PT 21-24

pattern talk 21

Pattern #124

Student 1

I see the diagonal, then 3 groups of n on the outside, then the bottom group. My equation is D = (n+2) + 3n + (n+1).

Student 2

Left and right, each is n. Top and bottom, each is (n+2). The leftover dot is 1 less than n. My equation: D = 2n + 2(n+2) + (n-1).

Student 3

I saw these 4 in the right corner in every step. My equation is D = 4 + 2n + 2(n-1) + (n+1).

Pattern #126

Student 1

I see top and bottom as 2 groups of (n-1). The middle has (n+1) by (n). My equation is R = 2(n-1) + n(n+1).

Student 2

I move one rod from the bottom row to the top to make it a complete “rectangle” of (n+2) by (n). The leftover rods on the bottom row is (n-2). My equation is R = n(n+2) + (n-2).

Pattern #130

Student 1

I always see 2 groups of (n+1). The leftover dots are (n-1). My equation is D = 2(n+1) + (n-1).

Student 2

I see the bottom dot separately.

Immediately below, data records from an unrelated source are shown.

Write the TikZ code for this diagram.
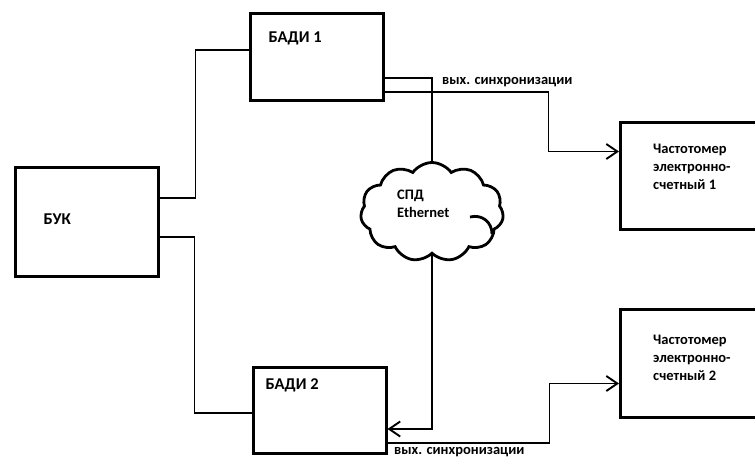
\documentclass[tikz,border=0pt]{standalone}
\usepackage{fontspec}
\setmainfont{Carlito}
\usetikzlibrary{arrows.meta,shapes.symbols}

\tikzset{
  unit/.style={draw, line width=3pt, inner sep=0pt},
  wire/.style={line width=1.9pt},
  flow/.style={wire, -{Straight Barb[length=11pt,width=15pt]}},
  title/.style={font=\fontsize{16.5}{19}\selectfont\bfseries, inner sep=0pt},
  note/.style={font=\fontsize{14.5}{18}\selectfont\bfseries, inner sep=0pt, align=left},
}

\begin{document}
\begin{tikzpicture}[x=1pt,y=-1pt]
  \useasboundingbox (0,0) rectangle (755,461);
  \clip (0,0) rectangle (755,461);

  % Blocks
  \node[unit, minimum width=143pt, minimum height=109pt] (buk) at (86.5,221.5) {};
  \node[unit, minimum width=133pt, minimum height=87pt] (badi1) at (316.5,56.5) {};
  \node[unit, minimum width=133pt, minimum height=86pt] (badi2) at (319.5,410) {};
  \node[unit, anchor=north west, minimum width=160pt, minimum height=107pt] (freq1) at (619,121) {};
  \node[unit, anchor=north west, minimum width=160pt, minimum height=108pt] (freq2) at (619,308) {};

  % Network cloud
  \node[cloud, draw, line width=2.8pt, cloud puffs=11, cloud puff arc=110, aspect=1.5,
        minimum width=143pt, minimum height=99pt, inner sep=0pt] (cloud) at (432,212) {};
  \draw[line width=2.8pt] ([shift={(38,5)}]cloud.center) .. controls ([shift={(50,2)}]cloud.center)
    and ([shift={(60,10)}]cloud.center) .. ([shift={(60,22)}]cloud.center);

  % Texts
  \node[title, anchor=west] (buktext) at ([shift={(30,-2.5)}]buk.west) {БУК};
  \node[title, anchor=west] (badi1text) at ([shift={(20,27)}]badi1.north west) {БАДИ 1};
  \node[title, anchor=west] (badi2text) at ([shift={(14,20)}]badi2.north west) {БАДИ 2};
  \node[note, anchor=west] (freq1text) at ([shift={(34,46)}]freq1.north west)
    {Частотомер\\электронно-\\счетный 1};
  \node[note, anchor=west] (freq2text) at ([shift={(34,50)}]freq2.north west)
    {Частотомер\\электронно-\\счетный 2};
  \node[note, anchor=west] (cloudtext) at ([shift={(-35,-8)}]cloud.center) {СПД\\Ethernet};
  \node[note, anchor=west] (sync1) at (442,82) {вых. синхронизации};
  \node[note, anchor=west] (sync2) at (394,452) {вых. синхронизации};

  % Links
  \draw[wire] ([yshift=23.5pt]buk.east) -- ++(36,0) |- ([yshift=6.5pt]badi1.west);
  \draw[wire] ([yshift=-15.5pt]buk.east) -- ++(35,0) |- ([yshift=-3pt]badi2.west);
  \draw[wire] ([yshift=-21.5pt]badi1.east) -| (cloud.north);
  \draw[flow] (cloud.south) |- ([yshift=-19pt]badi2.east);
  \draw[flow] ([yshift=-35.5pt]badi1.east) -- ++(164,0) |- ([yshift=24.5pt]freq1.west);
  \draw[flow] ([yshift=-33pt]badi2.east) -- ++(162,0) |- ([yshift=-20pt]freq2.west);
\end{tikzpicture}
\end{document}
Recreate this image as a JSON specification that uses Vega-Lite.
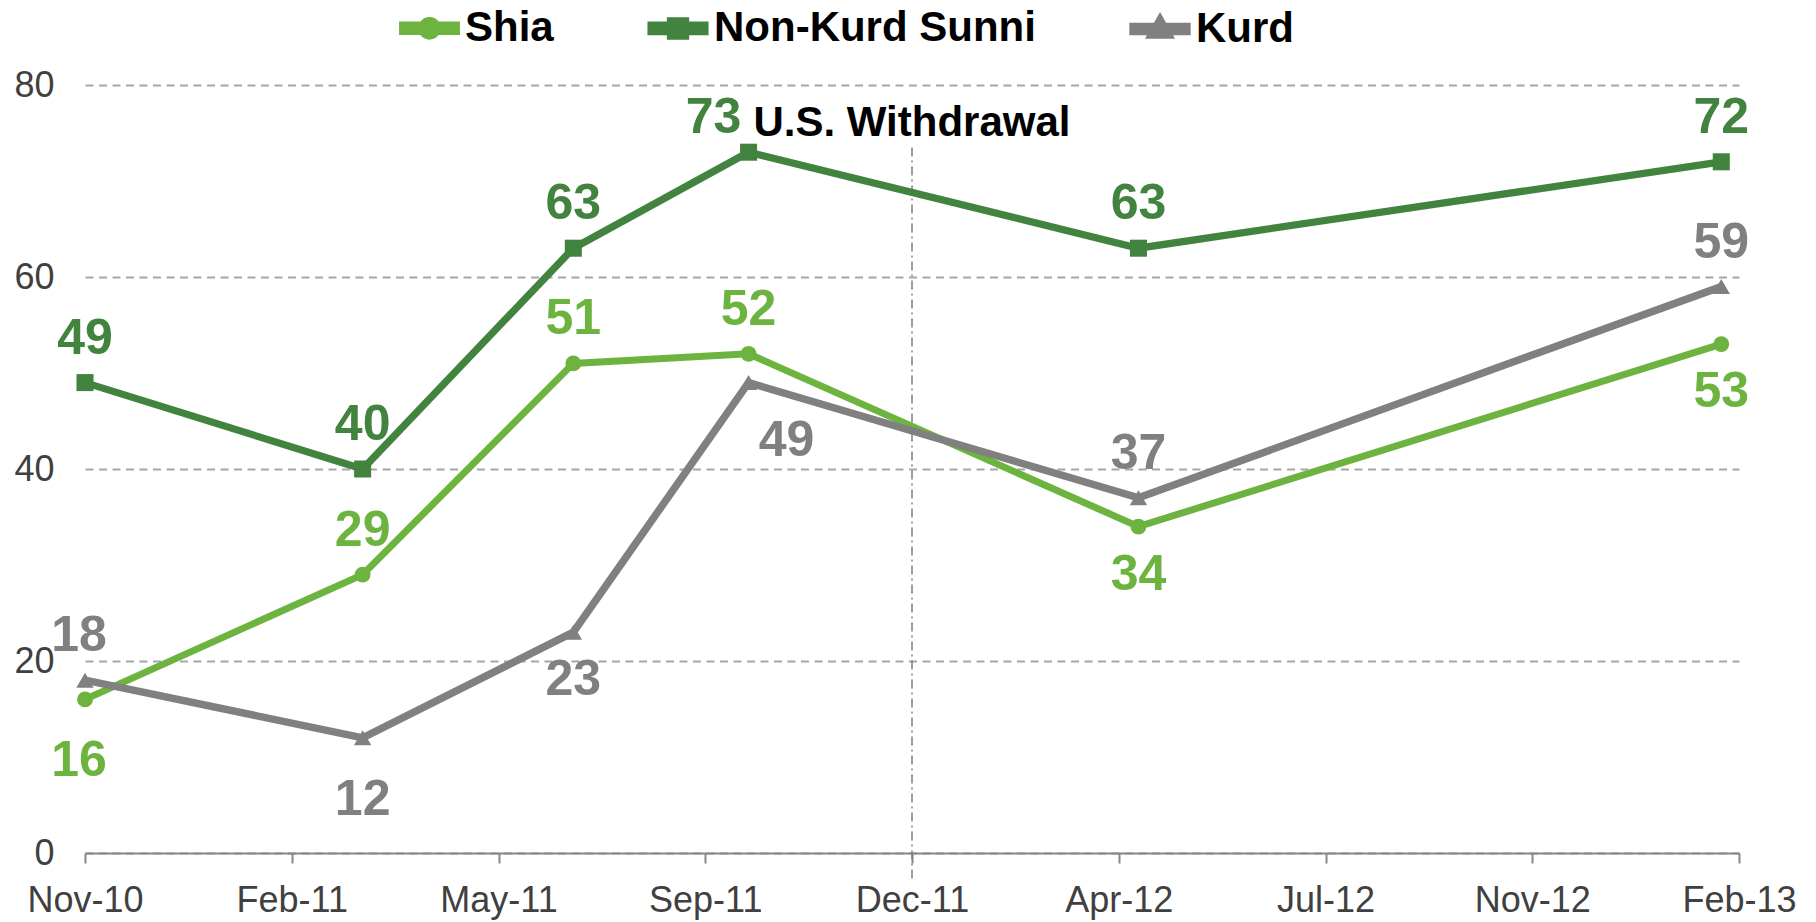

The rest are n groups of 3. So, it’s D = 3n + 1.

Student 3

I saw step 1 in every step, so a constant of 4. Then I see (n-1) groups of 3. My equation is D = 4 + 3(n-1).

Student 4

I saw (n+1) groups of 3 dots. But there are always 2 [red] dots missing. So, D = 3(n+1) – 2.

Student 5

I see 4 groups of n. But there’ll be overlaps to subtract. That overlap is (n-1). My equation is D = 4n – (n-1).

Student 6

I always see two groups of 2 on the outside. The middle dots are (n-1) groups of 3. My equation is D = 2(2) + 3(n-1).

Pattern #106

Didn't realize we repeated a pattern. We did this already in Pattern Talk 15.

Student 1

I see a square of side n. The leftover is 2 groups of n with overlap of 1. My equation is A = n^2 + 2n – 1.

Student 2

I see 2 overlapping squares. The overlapped region is also a square. My equation is A = 2n^2 – (n-1)^2.

Student 3

Student 4

I see 2 groups of n on top and bottom. The middle is a rectangle of dimensions (n-1) and (n+1). My equation is A = 2n + (n-1)(n+1).